A partnership was formed with the local senior living collaborative to provide respiratory therapists five days per week. An advanced practice registered nurse with geriatric and pulmonary certifications was brought into the team. Staff training began as the program was defined.

The Components

The main components of Maine Veterans’ Respiratory Niche Program now include:
1. Care Paths. Individualized care plans are developed for each patient with COPD based on his or her needs. The Care Path allows for a comprehensive approach that brings together all support needed, which may include a care transition coordinator (CTC), nurses, physical therapists, occupational therapists, respiratory therapists, speech therapists, dietitians, social workers, and pharmacists.
2. A PAM (Patient Activation Measure)® score. While still in the hospital, the patient is asked a series of questions to determine a PAM score that shows how engaged the patient is in his or her own health. By knowing the patient’s level of motivation at that time, the team can adjust and target education that best suits the patient.
3. A CTC. The CTC helps patients transition from hospital to Maine Veterans’ Homes and then to home or another discharge location. The CTC meets with the patient while still in the hospital to discuss goals and expectations during the rehab stay. The CTC coordinates all services during the rehab stay, attends the discharge meeting, and continues with follow-up support at home.
4. A Home Follow-up Program. Patients are called within 24 hours of leaving the skilled care center, and a home visit is made within 72 hours. The CTC may continue follow-up calls for two to three weeks, if that is what the patient needs.
5. Branded Nebulizers. Maine Veterans’ Homes discovered several patients were not doing prescribed treatments due to Medicare reimbursement being low for nebulizers or patients not knowing how to use the machine at home. Maine Veterans’ Homes purchased the equipment and now teaches patients how to use the nebulizer and then sends that exact nebulizer home with the patient. A branded sticker is placed on each piece of equipment going home with a patient.
6. Patient-Specific Follow-up Letters.
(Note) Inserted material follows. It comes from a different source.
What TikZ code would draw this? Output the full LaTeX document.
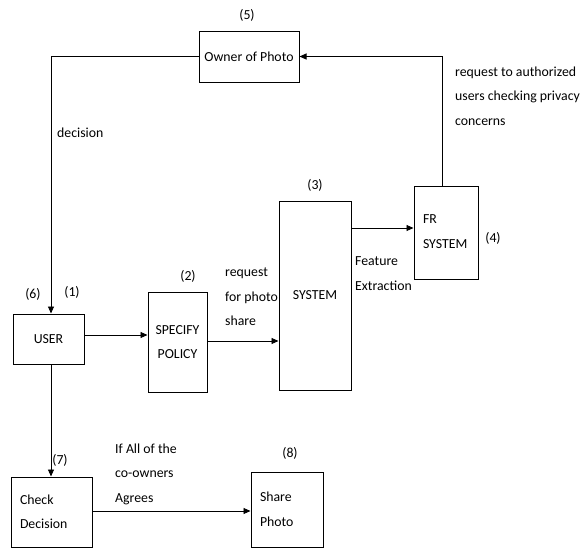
\documentclass[tikz,border=0pt]{standalone}
\usepackage{fontspec}
\setmainfont{Carlito}
\usetikzlibrary{arrows.meta}
\begin{document}
\begin{tikzpicture}[x=1pt,y=-1pt,
    font=\fontsize{13.8}{24.5}\selectfont,
    box/.style={draw,line width=1pt,inner sep=0pt},
    lbl/.style={anchor=west,align=left,inner sep=0pt},
    flow/.style={line width=0.9pt,-{Triangle[length=7pt,width=6pt]}}]
        \useasboundingbox (0,0) rectangle (582,550);
        % boxes
        \node [box,minimum width=100,minimum height=51] (owner) at (249,56.5) {Owner of Photo};
        \node [box,minimum width=71,minimum height=50] (user) at (48.5,339) {USER};
        \node [box,minimum width=59,minimum height=100,align=center] (policy) at (177.5,342) {SPECIFY\\POLICY};
        \node [box,minimum width=72,minimum height=189] (system) at (315,295.5) {SYSTEM};
        \node [box,minimum width=64,minimum height=93,text width=46,align=left,text depth=26] (fr) at (446,232.5) {FR\\SYSTEM};
        \node [box,minimum width=81,minimum height=70,text width=63,align=left] (check) at (51.5,512) {Check\\Decision};
        \node [box,minimum width=72,minimum height=75,text width=54,align=left] (share) at (287,509.5) {Share\\Photo};
        % numbers
        \node (n5) at (247,15) {(5)};
        \node (n6) at (33,294) {(6)};
        \node (n1) at (72,292) {(1)};
        \node (n2) at (188,276) {(2)};
        \node (n3) at (315,185) {(3)};
        \node (n4) at (493,238) {(4)};
        \node (n7) at (60,460) {(7)};
        \node (n8) at (290,453) {(8)};
        % connectors
        \draw [flow] ([xshift=-4]fr.north) |- (owner.east);
        \draw [flow] (owner.west) -| ([xshift=2.5]user.north);
        \draw [flow] ([yshift=4]user.east) -- ([yshift=4]user.east -| policy.west);
        \draw [flow] ([yshift=1]policy.east) -- ([yshift=1]policy.east -| system.west);
        \draw [flow] ([yshift=4.5]system.east |- fr.west) -- ([yshift=4.5]fr.west);
        \draw [flow] ([xshift=2.5]user.south) -- ([xshift=2.5]user.south |- check.north);
        \draw [flow] ([yshift=1]check.east) -- ([yshift=1]check.east -| share.west);
        % texts
        \node [lbl] (dec) at (57,133) {decision};
        \node [lbl] (req) at (225,297) {request\\for photo\\share};
        \node [lbl] (feat) at (355,273.5) {Feature\\Extraction};
        \node [lbl] (auth) at (455,96) {request to authorized\\users checking privacy\\concerns};
        \node [lbl] (agree) at (115,474) {If All of the\\co-owners\\Agrees};
\end{tikzpicture}
\end{document}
A patient-specific letter is sent back to the patient’s primary care physician and/or pulmonologist to summarize the patient’s stay and help keep the lines of communication open between all care providers.

Implementation, with Adjustments

When the program launched, Maine Veterans’ Homes reached out to hospital emergency teams to educate them on the niche program and the support the center could provide for respiratory patients. A simple conversation was arranged to ensure all parties knew what situations could be diverted back to Maine Veterans’ Homes versus a hospital readmission.
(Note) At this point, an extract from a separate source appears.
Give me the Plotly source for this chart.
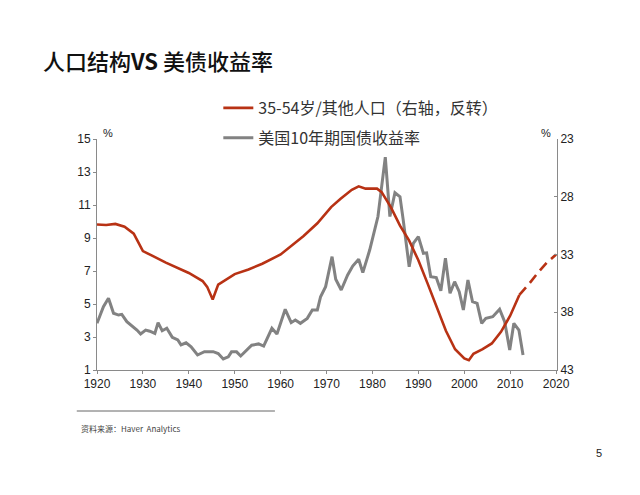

The team also took time at the beginning to evaluate and adjust as needed.

For example, the time frame for the first home call after dismissal was changed from the initial plan of 48 to 72 hours to within 24 hours. 

The team found some patients needed immediate assistance, whether it was confusion over the use of an inhaler or a home health agency not arriving as planned. It was better to offer assistance early to all than risk having a patient not call and end up in the emergency room.

Expansion Ahead

Maine Veterans’ Homes plans to expand the program, now targeted at COPD patients at its Scarborough, Bangor, and Augusta locations and at pneumonia-specific patients in all six of its Maine locations. And, with the groundwork already laid for how to develop such a program, the team can replicate the development process to create additional niche programs, such as one for cardiac patients transitioning from the hospital to post-acute care to home. 

Maureen Carland, MA, RN-BSN, NHA, is administrator of Maine Veterans’ Home – Scarborough, Maine. She can be reached at (207) 883-7184. The extensive efforts in developing the program led to Maine Veterans’ Home – Scarborough receiving the American Health Care Association/National Center for Assisted Living 2016 Gold – Excellence in Quality Award for meeting the standards of the Baldrige Criteria in the areas of leadership, strategic planning, customer and workforce focus, and operations and knowledge management.